NEW YORK (AP) — Something in the crowd made Shirley Wilcher wonder. As a college graduate in the early 1970s, she remembered that her black classmates were, like her, born in the United States to American parents. But at an alumni reunion at Mount Holyoke College last year, she saw something different and asked for admissions data to prove it.

“My suspicions were confirmed,” said Miss Wilcher, now the executive director of the American Association for Affirmative Action. She found a rise in the number of black students from Africa and the Caribbean, and a downturn in admissions of American blacks.

A study released this year put numbers on the trend. Among students at 28 top U.S. universities, the representation of black students of first- and second-generation immigrant origin (27 percent) was about twice their representation in the national population of blacks their age (13 percent). Within the Ivy League, immigrant-origin students made up 41 percent of black freshmen.



Miss Wilcher would like to know why.
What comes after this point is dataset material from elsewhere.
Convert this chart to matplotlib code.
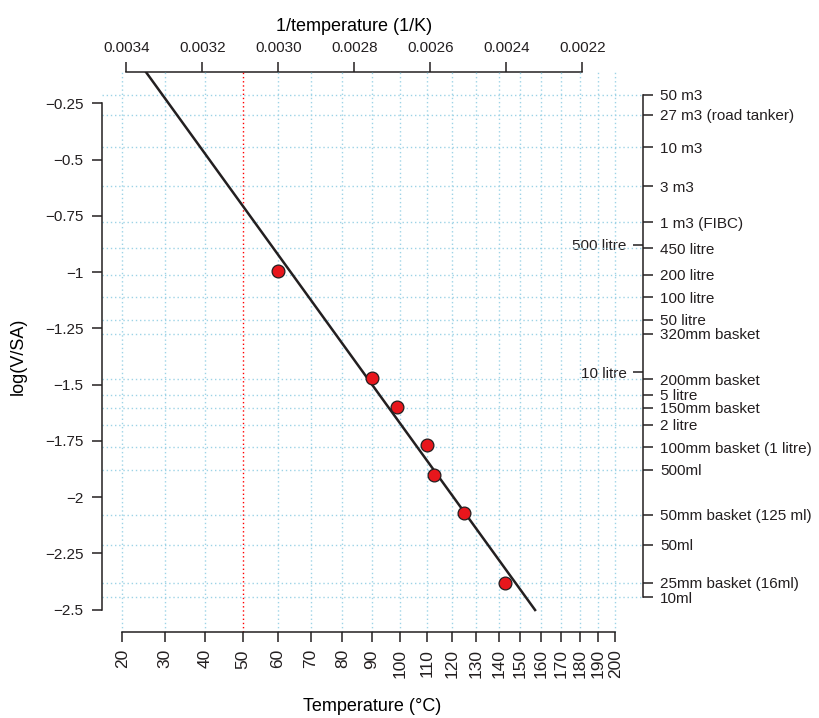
import numpy as np
import matplotlib.pyplot as plt

plt.rcParams['font.family'] = ['Liberation Sans', 'DejaVu Sans']
plt.rcParams['font.size'] = 11
plt.rcParams['axes.linewidth'] = 1.1
plt.rcParams['axes.edgecolor'] = '#231f20'
plt.rcParams['text.color'] = '#231f20'
plt.rcParams['xtick.color'] = '#231f20'
plt.rcParams['ytick.color'] = '#231f20'

# basket tests: ignition temperature (C) against log10(V/SA)
temp_c = np.array([60, 90, 99, 110, 113, 125, 143])
log_vsa = np.array([-0.995, -1.47, -1.60, -1.77, -1.90, -2.07, -2.38])

# ends of the fitted line
fit_temp_c = np.array([25, 157])
fit_log_vsa = np.array([-0.098, -2.502])

# container sizes marked on the right hand axis
vessel_names = ['50 m3', '27 m3 (road tanker)', '10 m3', '3 m3', '1 m3 (FIBC)',
                '450 litre', '200 litre', '100 litre', '50 litre', '320mm basket',
                '200mm basket', '5 litre', '150mm basket', '2 litre',
                '100mm basket (1 litre)', '500ml', '50mm basket (125 ml)', '50ml',
                '25mm basket (16ml)', '10ml']
vessel_logs = [-0.212, -0.301, -0.445, -0.619, -0.778,
               -0.894, -1.011, -1.112, -1.212, -1.273,
               -1.477, -1.545, -1.602, -1.678,
               -1.778, -1.878, -2.079, -2.212,
               -2.380, -2.445]
side_names = ['500 litre', '10 litre']
side_logs = [-0.878, -1.445]

temp_ticks = list(range(20, 201, 10))
inv_ticks = [0.0034, 0.0032, 0.0030, 0.0028, 0.0026, 0.0024, 0.0022]
inv_labels = ['0.0034', '0.0032', '0.0030', '0.0028', '0.0026', '0.0024', '0.0022']
y_ticks = [-0.25, -0.5, -0.75, -1, -1.25, -1.5, -1.75, -2, -2.25, -2.5]
y_labels = ['\u22120.25', '\u22120.5', '\u22120.75', '\u22121', '\u22121.25',
            '\u22121.5', '\u22121.75', '\u22122', '\u22122.25', '\u22122.5']
marked_temp = 50

dark = '#231f20'
grid_col = '#9dd3e6'
dots = (0, (1, 2))


def inv_k(c):
    return 1.0 / (np.asarray(c, dtype=float) + 273.15)


fig = plt.figure(figsize=(8.2, 7.18), dpi=100)
ax = fig.add_axes([0.124, 0.1194, 0.6605, 0.7808])

# dotted grid: one line per container size and per 10 degrees
for v in vessel_logs:
    ax.axhline(v, color=grid_col, lw=1.0, ls=dots, zorder=1)
for c in temp_ticks:
    if c == marked_temp:
        continue
    ax.axvline(inv_k(c), color=grid_col, lw=1.0, ls=dots, zorder=1)
ax.axvline(inv_k(marked_temp), color='red', lw=1.0, ls=dots, zorder=2)

ax.plot(inv_k(fit_temp_c), fit_log_vsa, color=dark, lw=1.8, zorder=3)
ax.plot(inv_k(temp_c), log_vsa, 'o', ms=9.2, mfc='#e8161c', mec=dark, mew=0.9, zorder=4)

ax.set_xlim(0.0034653, 0.00204)
ax.set_ylim(-2.601, -0.1085)

ax.spines[['top', 'right']].set_visible(False)
ax.spines['left'].set_bounds(min(y_ticks), max(y_ticks))
ax.spines['bottom'].set_bounds(inv_k(max(temp_ticks)), inv_k(min(temp_ticks)))

ax.set_xticks(inv_k(temp_ticks))
ax.set_xticklabels([str(c) for c in temp_ticks], rotation=90, fontsize=12.5)
ax.set_yticks(y_ticks)
ax.set_yticklabels(y_labels)
ax.tick_params(axis='x', length=7.2, width=1.1, pad=5)
ax.tick_params(axis='y', length=7.2, width=1.1, pad=6)

ax.set_xlabel('Temperature (\u00b0C)', va='top', fontsize=13)
ax.xaxis.set_label_coords(0.5, -0.1175)
ax.set_ylabel('log(V/SA)', fontsize=13)
ax.yaxis.set_label_coords(-0.1385, 0.492)

# 1/T scale along the top
top = ax.secondary_xaxis('top')
top.set_xticks(inv_ticks, inv_labels)
top.spines['top'].set_bounds(min(inv_ticks), max(inv_ticks))
top.tick_params(length=7.2, width=1.1, pad=5)
top.set_xlabel('1/temperature (1/K)', va='bottom', fontsize=13)
top.xaxis.set_label_coords(0.4658, 1.0655, transform=ax.transAxes)

# container sizes on the right
right = ax.secondary_yaxis('right')
right.set_yticks(vessel_logs, vessel_names)
right.spines['right'].set_bounds(min(vessel_logs), max(vessel_logs))
right.tick_params(length=7.2, width=1.1, pad=5)

side = ax.secondary_yaxis('right')
side.set_yticks(side_logs, side_names)
side.spines['right'].set_visible(False)
side.tick_params(direction='in', length=7.2, width=1.1, pad=-12)
for t in side.get_yticklabels():
    t.set_horizontalalignment('right')

fig.savefig('out.png', dpi=100)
She asks if her cause has lost its way on U.S. campuses, with the goal of correcting American racial injustices replaced by a softer ideal of diversity — as if any black student will do.

The study, published in the American Journal of Education, found no definitive answer as to why the change is occurring. However, “folks I know personally who have worked in admissions have told me that they weren’t surprised,” said Camille Charles, a University of Pennsylvania professor who wrote the study with three Princeton University professors.

The researchers looked at data from a national survey of 1,028 freshmen at 28 top colleges and universities in 1999. The eight-year-old material was used because it was specially designed to help find reasons for underachievement by minorities at colleges and universities.

In terms of student background, it found few differences, noting only that far more black immigrant students had fathers with college or advanced degrees than did other black students.

But the authors suggested that the reason for high proportion of immigrant students may lie in how the students are perceived.

“To white observers, black immigrants seem more polite, less hostile, more solicitous, and ‘easier to get along with,’ ” the study said. “Native blacks are perceived in precisely the opposite fashion.”

That idea immediately found detractors.

“I can’t speak for white people, but that’s crazy,” said Adoma Adjei-Brenyah, a Columbia University student with college-educated parents from Ghana.

The director of public policy for the National Association for College Admission Counseling agreed. “I reject the notion that admissions officers are somehow deliberately doing this,” David Hawkins said.

One legal analyst explained the bump in black immigrants by saying that now, decades since the civil rights movement’s peak, college diversity is aimed less at correcting American racial injustices and more at creating a variety of perspectives on campus.

Besides, “how many colleges and universities are looking to stand up and say, ‘I’m continuing not to cure the problems of the past?’ ” said Arthur Coleman, a lawyer who co-wrote “Admissions and Diversity After Michigan: The Next Generation of Legal and Policy Issues.”